Output cuts agreed by OPEC in December were intended to push oil prices back up to levels more acceptable to the producers but a further reduction is needed because demand is falling faster than expected. Long lead times in the oil supply chain mean the impact of lower production will not be noticed until later this quarter when the volumes of oil arriving at the ports should start to fall. In the meantime US stockpiles are virtually overflowing and some US oil companies are cutting domestic oil production and slashing drilling activity.
Officials from the Organization of Petroleum Exporting Countries which supply 40% of the world’s oil will meet in Vienna on 15th March. There is a great deal of debate around whether they are likely to agree further production cuts.

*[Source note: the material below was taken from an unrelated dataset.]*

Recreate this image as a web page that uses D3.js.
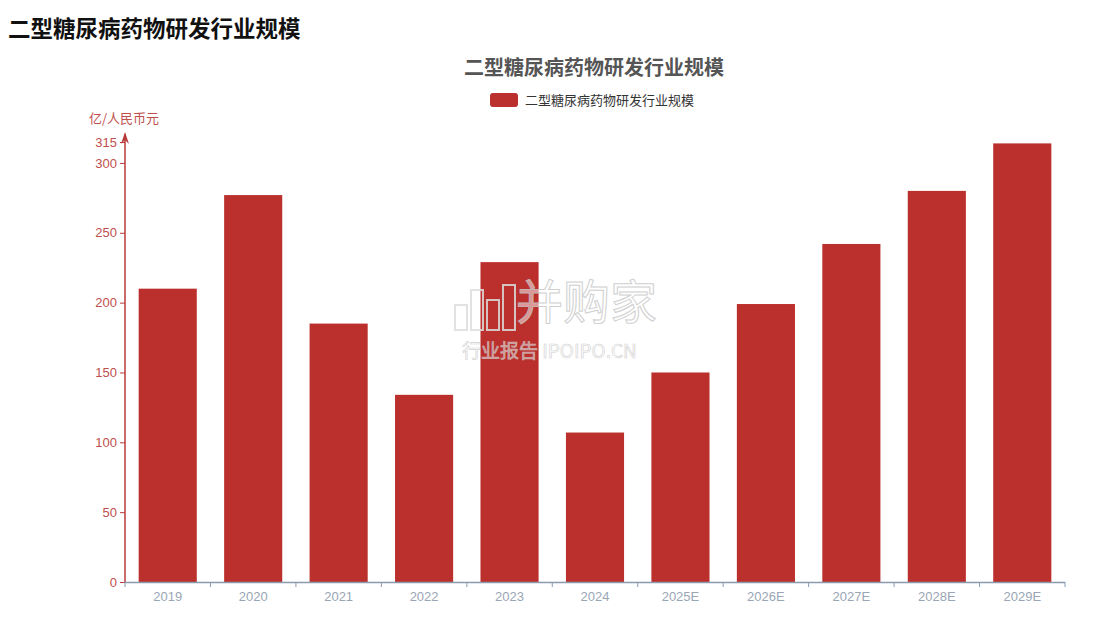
<!DOCTYPE html>
<html><head><meta charset="utf-8">
<script src="https://cdn.jsdelivr.net/npm/d3@7/dist/d3.min.js"></script>
<style>body{margin:0;background:#fff;font-family:"Noto Sans CJK SC","Liberation Sans",sans-serif;}</style>
</head><body><svg id="c" width="1120" height="629"></svg>
<script>
const categories = ["2019","2020","2021","2022","2023","2024","2025E","2026E","2027E","2028E","2029E"];
const values = [210, 277, 185, 134, 229, 107, 150, 199, 242, 280, 314];
const yTicks = [0, 50, 100, 150, 200, 250, 300, 315];
const seriesName = "二型糖尿病药物研发行业规模";
const pageTitle = "二型糖尿病药物研发行业规模";
const yName = "亿/人民币元";

(function(){
const svg = d3.select("#c");
const mL = 125, mR = 1065, mT = 142, mB = 582;
const x = d3.scaleBand().domain(categories).range([mL, mR]).paddingInner(0.32).paddingOuter(0.16);
const y = d3.scaleLinear().domain([0, 315]).range([mB, mT]);

svg.append("text").attr("x", 8).attr("y", 37).attr("font-size", 22.5).attr("font-weight", "bold")
  .attr("fill", "#111").text(pageTitle);
svg.append("text").attr("x", 594).attr("y", 75).attr("text-anchor", "middle").attr("font-size", 20)
  .attr("font-weight", "bold").attr("fill", "#555").text(seriesName);
svg.append("rect").attr("x", 490).attr("y", 93).attr("width", 28).attr("height", 14).attr("rx", 3).attr("fill", "#bb302c");
svg.append("text").attr("x", 525).attr("y", 105).attr("font-size", 13).attr("fill", "#333").text(seriesName);

// bars
svg.append("g").selectAll("rect").data(values).join("rect")
  .attr("x", (d, i) => x(categories[i])).attr("width", x.bandwidth())
  .attr("y", d => y(d)).attr("height", d => y(0) - y(d)).attr("fill", "#bb302c");

// y axis
const ya = svg.append("g").attr("transform", `translate(${mL},0)`)
  .call(d3.axisLeft(y).tickValues(yTicks).tickSize(5).tickPadding(3));
ya.select(".domain").remove();
ya.selectAll("line").attr("stroke", "#b83b3b");
ya.selectAll("text").attr("fill", "#c0504d").attr("font-size", 13).attr("font-family", "Liberation Sans, sans-serif");
svg.append("line").attr("x1", mL).attr("x2", mL).attr("y1", mB).attr("y2", 134)
  .attr("stroke", "#b83b3b").attr("stroke-width", 1.5);
svg.append("path").attr("d", `M${mL-4},${144} L${mL},${132} L${mL+4},${144} L${mL},${140} Z`).attr("fill", "#b83b3b");
svg.append("text").attr("x", 89).attr("y", 123).attr("font-size", 13).attr("fill", "#c0504d").text(yName);

// x axis
const xa = svg.append("g").attr("transform", `translate(0,${mB})`)
  .call(d3.axisBottom(x).tickSize(0).tickPadding(10));
xa.select(".domain").remove();
xa.selectAll("text").attr("fill", "#9aa6b5").attr("font-size", 13).attr("font-family", "Liberation Sans, sans-serif");
svg.append("line").attr("x1", mL).attr("x2", mR).attr("y1", mB + 0.5).attr("y2", mB + 0.5)
  .attr("stroke", "#8a9bb0").attr("stroke-width", 1.5);
svg.append("g").selectAll("line").data(d3.range(categories.length + 1)).join("line")
  .attr("x1", i => mL + i * (mR - mL) / categories.length).attr("x2", i => mL + i * (mR - mL) / categories.length)
  .attr("y1", mB).attr("y2", mB + 5).attr("stroke", "#8a9bb0");

// watermark
const wm = svg.append("g").attr("opacity", 0.85);
wm.append("text").attr("x", 516).attr("y", 319).attr("font-size", 47)
  .attr("fill", "#fff").attr("fill-opacity", 0.6).attr("stroke", "#c8c8c8").attr("stroke-width", 1).text("并购家");
wm.append("text").attr("x", 462).attr("y", 358).attr("font-size", 19)
  .attr("fill", "#fff").attr("fill-opacity", 0.6).attr("stroke", "#c8c8c8").attr("stroke-width", 0.6).text("行业报告 IPOIPO.CN");
const bw = [[455,305,12,25],[471,290,12,40],[487,300,12,30],[503,285,12,45]];
wm.selectAll("rect.w").data(bw).join("rect").attr("x", d => d[0]).attr("y", d => d[1]).attr("width", d => d[2]).attr("height", d => d[3])
  .attr("fill", "none").attr("stroke", "#ddd").attr("stroke-width", 2);
})();
</script></body></html>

Oil prices fell sharply again this Monday amid more signs that the global recession is deepening in the world's major energy-consuming countries. Crude dipped below the now psychological barrier of $40 a barrel in intraday trading in New York. With a fall of more than 10%, it settled at $40.15 per barrel (compared to last summers peak of $147.27). An analyst at Alaron Trading in Chicago told reporters that if current economic conditions linger, he could see oil pries falling to $25 per barrel within a few months.

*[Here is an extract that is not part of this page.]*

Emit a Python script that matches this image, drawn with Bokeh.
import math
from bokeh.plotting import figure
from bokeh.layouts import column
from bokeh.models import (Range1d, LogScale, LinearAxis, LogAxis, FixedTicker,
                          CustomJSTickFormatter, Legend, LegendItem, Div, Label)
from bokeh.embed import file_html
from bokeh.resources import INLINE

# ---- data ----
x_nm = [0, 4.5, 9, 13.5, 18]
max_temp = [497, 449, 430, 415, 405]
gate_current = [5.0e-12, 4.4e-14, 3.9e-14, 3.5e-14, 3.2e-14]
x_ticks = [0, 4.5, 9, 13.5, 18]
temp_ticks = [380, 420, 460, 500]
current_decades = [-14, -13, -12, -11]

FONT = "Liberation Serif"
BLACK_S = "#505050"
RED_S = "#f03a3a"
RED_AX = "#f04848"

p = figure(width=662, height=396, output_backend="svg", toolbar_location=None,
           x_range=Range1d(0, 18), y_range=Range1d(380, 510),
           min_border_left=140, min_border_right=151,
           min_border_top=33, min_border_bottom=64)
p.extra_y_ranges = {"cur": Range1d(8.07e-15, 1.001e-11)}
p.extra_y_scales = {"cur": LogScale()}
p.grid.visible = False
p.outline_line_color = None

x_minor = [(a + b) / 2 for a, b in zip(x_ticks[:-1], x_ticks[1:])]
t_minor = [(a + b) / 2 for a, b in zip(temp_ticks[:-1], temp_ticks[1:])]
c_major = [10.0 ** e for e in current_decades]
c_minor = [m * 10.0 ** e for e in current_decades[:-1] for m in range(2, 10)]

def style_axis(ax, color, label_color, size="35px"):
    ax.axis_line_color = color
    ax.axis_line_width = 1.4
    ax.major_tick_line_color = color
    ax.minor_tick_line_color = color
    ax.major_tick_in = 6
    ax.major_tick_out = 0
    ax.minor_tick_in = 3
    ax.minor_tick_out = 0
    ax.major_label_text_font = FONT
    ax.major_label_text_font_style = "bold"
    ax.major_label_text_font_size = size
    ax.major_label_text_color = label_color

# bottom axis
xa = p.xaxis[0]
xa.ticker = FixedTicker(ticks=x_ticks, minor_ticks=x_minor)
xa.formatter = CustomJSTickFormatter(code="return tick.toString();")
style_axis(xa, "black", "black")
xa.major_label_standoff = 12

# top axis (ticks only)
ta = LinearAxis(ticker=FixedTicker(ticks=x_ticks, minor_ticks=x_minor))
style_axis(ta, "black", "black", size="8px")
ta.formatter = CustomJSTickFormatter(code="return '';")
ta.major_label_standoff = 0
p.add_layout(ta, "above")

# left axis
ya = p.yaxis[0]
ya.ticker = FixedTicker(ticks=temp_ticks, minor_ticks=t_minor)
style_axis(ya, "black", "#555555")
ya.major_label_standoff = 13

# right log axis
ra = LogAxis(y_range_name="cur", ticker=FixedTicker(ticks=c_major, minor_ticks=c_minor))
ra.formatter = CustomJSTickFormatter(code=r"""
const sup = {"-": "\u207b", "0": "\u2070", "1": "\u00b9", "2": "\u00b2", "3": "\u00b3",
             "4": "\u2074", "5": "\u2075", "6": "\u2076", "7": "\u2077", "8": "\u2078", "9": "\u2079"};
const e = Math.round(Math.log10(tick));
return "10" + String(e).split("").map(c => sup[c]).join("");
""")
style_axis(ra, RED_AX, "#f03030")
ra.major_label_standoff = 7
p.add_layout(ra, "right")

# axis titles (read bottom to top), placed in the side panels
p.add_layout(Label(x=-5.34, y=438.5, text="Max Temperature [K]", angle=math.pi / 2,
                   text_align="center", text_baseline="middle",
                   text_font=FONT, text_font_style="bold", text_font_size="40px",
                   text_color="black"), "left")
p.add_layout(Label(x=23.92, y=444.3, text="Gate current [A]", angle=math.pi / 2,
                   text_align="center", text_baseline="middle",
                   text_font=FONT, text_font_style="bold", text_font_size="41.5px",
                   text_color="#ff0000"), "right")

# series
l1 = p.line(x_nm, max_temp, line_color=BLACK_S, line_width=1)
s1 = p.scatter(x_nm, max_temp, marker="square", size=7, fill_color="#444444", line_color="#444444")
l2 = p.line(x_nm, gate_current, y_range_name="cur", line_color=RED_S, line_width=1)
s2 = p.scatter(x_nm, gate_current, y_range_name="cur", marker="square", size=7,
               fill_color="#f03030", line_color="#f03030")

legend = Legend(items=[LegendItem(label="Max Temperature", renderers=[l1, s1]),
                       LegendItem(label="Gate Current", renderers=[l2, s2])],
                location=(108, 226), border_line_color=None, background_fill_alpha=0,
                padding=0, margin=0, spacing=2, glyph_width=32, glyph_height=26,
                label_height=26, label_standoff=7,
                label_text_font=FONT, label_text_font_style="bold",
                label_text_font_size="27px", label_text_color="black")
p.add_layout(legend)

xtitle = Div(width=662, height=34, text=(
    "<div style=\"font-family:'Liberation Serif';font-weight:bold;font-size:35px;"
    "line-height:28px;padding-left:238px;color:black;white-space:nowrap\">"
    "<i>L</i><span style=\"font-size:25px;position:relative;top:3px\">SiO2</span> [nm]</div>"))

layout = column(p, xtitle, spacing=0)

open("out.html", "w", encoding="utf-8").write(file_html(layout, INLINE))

Natural gas prices fell less severely than oil, buoyed up by the extreme cold weather in the USA this winter. On monday the price declined 4.6 cents to settle at $4.152 per 1,000 cubic feet for April delivery.

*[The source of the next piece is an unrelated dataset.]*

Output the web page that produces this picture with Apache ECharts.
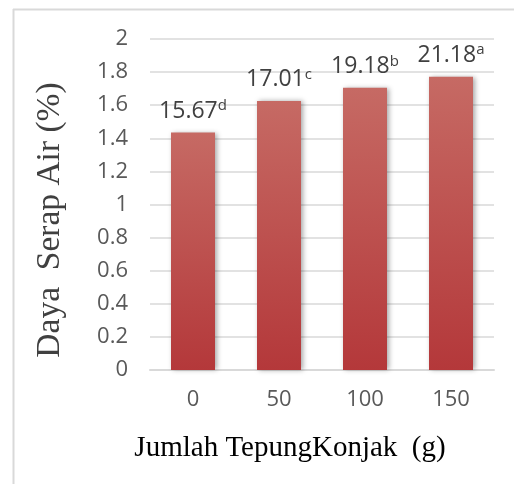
<!DOCTYPE html>
<html><head><meta charset="utf-8">
<script src="https://cdn.jsdelivr.net/npm/echarts@6/dist/echarts.min.js"></script>
<style>html,body{margin:0;padding:0;background:#fff}#c{width:514px;height:484px}</style>
</head><body><div id="c"></div>
<script>
var categories = ['0', '50', '100', '150'];
var values = [1.435, 1.625, 1.705, 1.772];
var labelMain = ['15.67', '17.01', '19.18', '21.18'];
var labelSup = ['d', 'c', 'b', 'a'];
var yTicks = [0, 0.2, 0.4, 0.6, 0.8, 1, 1.2, 1.4, 1.6, 1.8, 2];

var chart = echarts.init(document.getElementById('c'));
chart.setOption({
  animation: false,
  backgroundColor: '#fff',
  grid: { left: 150, right: 20, top: 39, bottom: 114 },
  graphic: [
    { type: 'line', shape: { x1: 13.5, y1: 9, x2: 13.5, y2: 484 }, style: { stroke: '#d9d9d9', lineWidth: 2 } },
    { type: 'line', shape: { x1: 13, y1: 9.5, x2: 514, y2: 9.5 }, style: { stroke: '#d9d9d9', lineWidth: 2 } },
    { type: 'text', x: 290, y: 448, style: { text: 'Jumlah TepungKonjak  (g)', font: '29px "Liberation Serif"', fill: '#000', align: 'center', verticalAlign: 'middle' } },
    { type: 'text', x: 50, y: 220, rotation: Math.PI / 2, style: { text: 'Daya  Serap Air (%)', font: '33.5px "Liberation Serif"', fill: '#404040', align: 'center', verticalAlign: 'middle' } }
  ],
  xAxis: {
    type: 'category', data: categories,
    axisLine: { lineStyle: { color: '#d9d9d9', width: 2 } },
    axisTick: { show: false },
    axisLabel: { color: '#595959', fontSize: 22, fontFamily: '"Open Sans"', margin: 19 }
  },
  yAxis: {
    type: 'value', min: 0, max: 2, interval: 0.2,
    axisLine: { show: false }, axisTick: { show: false },
    splitLine: { lineStyle: { color: '#d9d9d9', width: 1.5 } },
    axisLabel: { color: '#595959', fontSize: 22, fontFamily: '"Open Sans"', margin: 22,
      formatter: function (v) { return String(Math.round(v * 10) / 10); } }
  },
  series: [{
    type: 'bar', data: values, barWidth: 44,
    itemStyle: {
      color: { type: 'linear', x: 0, y: 0, x2: 0, y2: 1, colorStops: [
        { offset: 0, color: '#c66a64' }, { offset: 1, color: '#b4383a' } ] },
      shadowColor: 'rgba(0,0,0,0.35)', shadowBlur: 5, shadowOffsetX: 2, shadowOffsetY: 0
    },
    label: {
      show: true, position: 'top', distance: 9,
      formatter: function (p) { return labelMain[p.dataIndex] + '{s|' + labelSup[p.dataIndex] + '}'; },
      color: '#404040', fontSize: 23, fontFamily: '"Open Sans"',
      rich: { s: { fontSize: 15, color: '#404040', fontFamily: '"Open Sans"', verticalAlign: 'top', padding: [0, 0, 10, 0] } }
    }
  }]
});
</script></body></html>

In the UK, National Grid is reporting that demand for gas in Britain has fallen by four percent so far this winter, compared with the same period last year. That's a significant fall when you consider that this has been the coldest winter since 1995. The fall in industrial activity because of the economic downturn led National Grid in November last year to revise down its forecasts for electricity demand and further trim its outlook in January. Many industries in Britain which use gas as a raw material have cut back because of falling demand for their own goods.
Share prices for many oil and gas companies declined sharply on Monday and the Dow Jones industrial average closed below 7,000 for the first time in more than 11 years. Some energy companies recorded fall in value of around 20%. Oil service stocks fell on average 9.3% and exploration and production stocks 11%. Commodities had the biggest drop since October as the deepening global recession slashed demand. The Reuters/Jefferies CRB Index of 19 raw materials fell 5.3% the biggest decline since October 10th when it fell 6.6%, the largest since the debut of the index in 1956.
Nobody knows how long the economic downturn will last but perhaps, for the planet at least, there is a silver lining if the collapse in growth can do what human nature has seemed so far unwilling to do on it's own accord and cut humanities appetite for fossil fuels.